A new tentative four-year contract hammered out at the 11th hour between Alcoa and the United Steelworkers union includes a single health plan and a fund to help cover retiree health-care costs, and blocks a two-tier wage system -- key goals the union says it sought.
The deal also calls for automatic annual wage increases of 2.5 percent and 2 percent, respectively, for all workers over the next two years; hourly increases for most jobs the following two years; and pension increases dependent on years of service, the USW said yesterday.
Those were among the details the union highlighted a day after negotiators for both sides struck a deal two hours before a midnight deadline that could have led to a strike by 9,000 workers.
Alcoa had intended to operate the plants with management personnel if union workers had walked out.

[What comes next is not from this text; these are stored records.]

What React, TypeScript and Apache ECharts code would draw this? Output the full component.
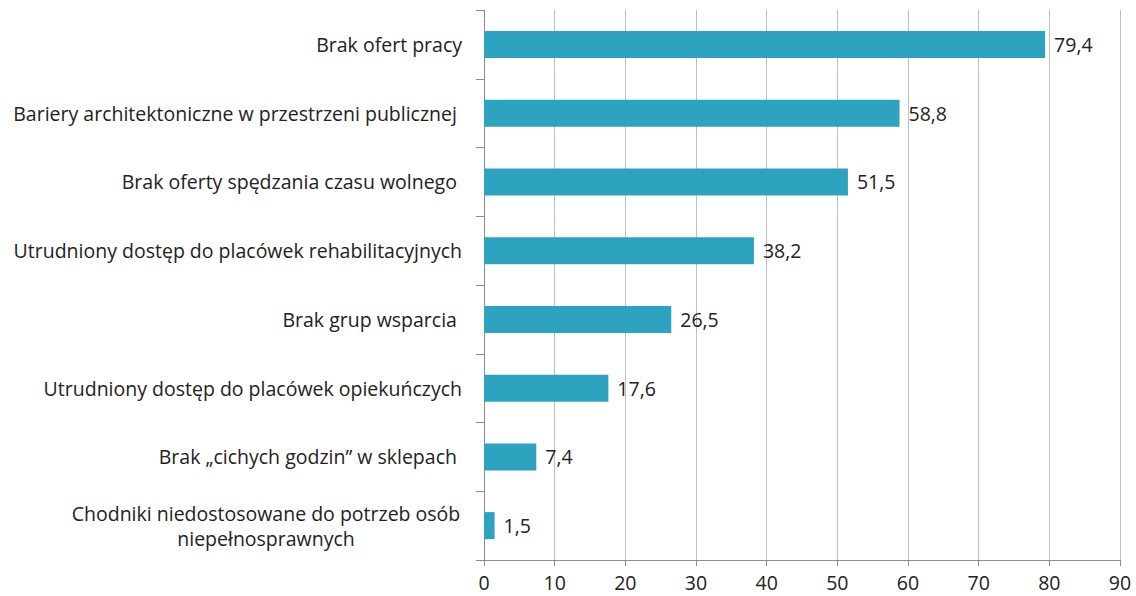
import React, { useEffect, useRef } from "react";
import * as echarts from "echarts";

const categories = [
  "Brak ofert pracy",
  "Bariery architektoniczne w przestrzeni publicznej ",
  "Brak oferty spędzania czasu wolnego ",
  "Utrudniony dostęp do placówek rehabilitacyjnych",
  "Brak grup wsparcia ",
  "Utrudniony dostęp do placówek opiekuńczych",
  "Brak „cichych godzin” w sklepach ",
  "Chodniki niedostosowane do potrzeb osób\nniepełnosprawnych",
];
const values = [79.4, 58.8, 51.5, 38.2, 26.5, 17.6, 7.4, 1.5];
const xTicks = [0, 10, 20, 30, 40, 50, 60, 70, 80, 90];

const FONT = "Open Sans";
const FS = 19.5;

export default function App() {
  const ref = useRef<HTMLDivElement>(null);
  useEffect(() => {
    if (!ref.current) return;
    const chart = echarts.init(ref.current, null, { renderer: "svg" });
    chart.setOption({
      animation: false,
      grid: { left: 484, right: 16, top: 10, bottom: 36, containLabel: false },
      xAxis: {
        type: "value",
        min: xTicks[0],
        max: xTicks[xTicks.length - 1],
        interval: 10,
        axisLine: { show: true, lineStyle: { color: "#8c8c8c", width: 1 } },
        axisTick: { show: true, length: 6, lineStyle: { color: "#8c8c8c" } },
        splitLine: { show: true, lineStyle: { color: "#bfbfbf", width: 1 } },
        axisLabel: {
          color: "#222",
          fontSize: FS,
          fontFamily: FONT,
          margin: 12,
        },
      },
      yAxis: {
        type: "category",
        data: categories,
        inverse: true,
        axisLine: { show: true, lineStyle: { color: "#8c8c8c", width: 1 } },
        axisTick: { show: true, length: 8, alignWithLabel: false, lineStyle: { color: "#8c8c8c" } },
        axisLabel: {
          color: "#222",
          fontSize: FS,
          fontFamily: FONT,
          margin: 22,
          lineHeight: 25,
          formatter: (v: string) => {
            if (v.includes("\n")) {
              return v
                .split("\n")
                .map((l) => "{c|" + l + "}")
                .join("\n");
            }
            return v;
          },
          rich: {
            c: {
              width: 392,
              align: "center",
              fontSize: FS,
              fontFamily: FONT,
              color: "#222",
              lineHeight: 25,
            },
          },
        },
      },
      series: [
        {
          type: "bar",
          data: values,
          barWidth: 27,
          itemStyle: { color: "#2ea3bf" },
          label: {
            show: true,
            position: "right",
            distance: 9,
            color: "#222",
            fontSize: FS,
            fontFamily: FONT,
            formatter: (p: any) => String(p.value).replace(".", ","),
          },
        },
      ],
    });
    return () => chart.dispose();
  }, []);
  return <div ref={ref} style={{ width: 1136, height: 596, position: "absolute", left: 0, top: 0 }} />;
}
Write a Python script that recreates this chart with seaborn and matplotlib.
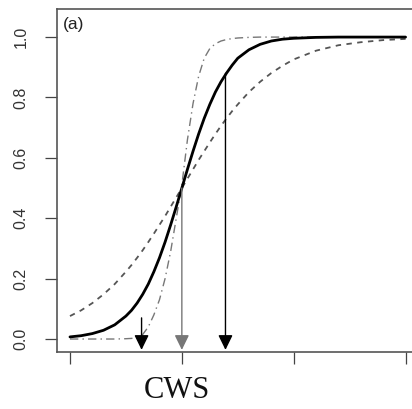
import pandas as pd
import matplotlib
matplotlib.use('Agg')
import matplotlib.pyplot as plt
import seaborn as sns

# values
cws = [0, 0.1, 0.2, 0.3, 0.4, 0.5, 0.55, 0.6, 0.65, 0.7, 0.75, 0.8, 0.85, 0.9, 0.95, 1.0,
       1.05, 1.1, 1.15, 1.2, 1.25, 1.3, 1.35, 1.4, 1.45, 1.5, 1.6, 1.7, 1.8, 1.9, 2.0,
       2.2, 2.4, 2.6, 2.8, 3.0]
p_solid = [0.007, 0.011, 0.018, 0.029, 0.047, 0.076, 0.095, 0.119, 0.148, 0.182, 0.223, 0.269,
           0.321, 0.378, 0.438, 0.5, 0.562, 0.622, 0.679, 0.731, 0.777, 0.818, 0.852, 0.881,
           0.907, 0.93, 0.958, 0.976, 0.987, 0.993, 0.996, 0.999, 1.0, 1.0, 1.0, 1.0]
p_dashed = [0.076, 0.095, 0.119, 0.148, 0.182, 0.223, 0.245, 0.269, 0.294, 0.321, 0.349, 0.378,
            0.407, 0.438, 0.469, 0.5, 0.531, 0.562, 0.593, 0.622, 0.651, 0.679, 0.706, 0.731,
            0.755, 0.777, 0.818, 0.852, 0.881, 0.905, 0.926, 0.955, 0.973, 0.983, 0.99, 0.994]
p_dashdot = [0.0, 0.0, 0.0, 0.0, 0.0, 0.001, 0.002, 0.005, 0.015, 0.04, 0.08, 0.13,
             0.2, 0.29, 0.4, 0.51, 0.66, 0.78, 0.87, 0.93, 0.962, 0.978, 0.987, 0.992,
             0.995, 0.997, 0.999, 1.0, 1.0, 1.0, 1.0, 1.0, 1.0, 1.0, 1.0, 1.0]

arrow_x = [0.64, 1.0, 1.39]
arrow_top = [0.07, 0.5, 0.88]
arrow_colors = ['black', '#777777', 'black']
x_ticks = [0, 1, 2, 3]
y_ticks = [0.0, 0.2, 0.4, 0.6, 0.8, 1.0]
y_labels = ['0.0', '0.2', '0.4', '0.6', '0.8', '1.0']

df = pd.DataFrame({'cws': cws, 'solid': p_solid, 'dashed': p_dashed, 'dashdot': p_dashdot})

sns.set_style('white')
plt.rcParams['font.family'] = ['Liberation Sans', 'DejaVu Sans']

W, H = 412, 409
fig = plt.figure(figsize=(W / 100, H / 100), dpi=100)
ax = fig.add_axes([57 / W, (H - 352) / H, (419 - 57) / W, (352 - 9) / H])

sns.lineplot(data=df, x='cws', y='dashdot', ax=ax, color='#777777', lw=1.0,
             linestyle=(0, (6, 3, 1, 3)))
sns.lineplot(data=df, x='cws', y='dashed', ax=ax, color='#555555', lw=1.3,
             linestyle=(0, (3, 3)))
sns.lineplot(data=df, x='cws', y='solid', ax=ax, color='black', lw=2.0)

for x, top, c in zip(arrow_x, arrow_top, arrow_colors):
    ax.annotate('', xy=(x, -0.036), xytext=(x, top),
                arrowprops=dict(arrowstyle='-|>,head_length=0.45,head_width=0.22',
                                mutation_scale=20, color=c, lw=1.0,
                                shrinkA=0, shrinkB=0))

ax.set_xlim(-0.116, 3.12)
ax.set_ylim(-0.043, 1.093)
ax.set_xticks(x_ticks)
ax.set_xticklabels([])
ax.set_yticks(y_ticks)
ax.set_yticklabels(y_labels, rotation=90, va='center', fontsize=11.5, color='#333333')
ax.tick_params(axis='both', bottom=True, left=True, length=8.5, width=0.9,
               color='#444444', direction='out')
ax.tick_params(axis='y', pad=12)
for s in ax.spines.values():
    s.set_color('#555555')
    s.set_linewidth(1.2)

ax.set_xlabel('')
ax.set_ylabel('')
ax.text(6 / 362, 1 - 8 / 343, '(a)', transform=ax.transAxes, fontsize=12.5, va='top',
        ha='left', color='#222222')
fig.text(177 / W, 1 - 391 / H, 'CWS', family='Liberation Serif', fontsize=22,
         ha='center', va='center', color='#111111')

fig.savefig('out.png', dpi=100)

The contingent work force included several hundred employees from Pittsburgh who had been deployed to a handful of plants, spokesman Kevin Lowery said.
No date has been set for workers to vote on the tentative agreement. Until then, they will work under the previous contract. Mr. Lowery said terms of the new agreement would be retroactive to May 31, the date the old contract expired.
The deal covers workers at 15 plants in 10 states. Separately, Alcoa and about 800 USW-represented workers at a plant in Cressona, Schuylkill County, reached tentative agreement on new contract terms after more than two years of negotiations.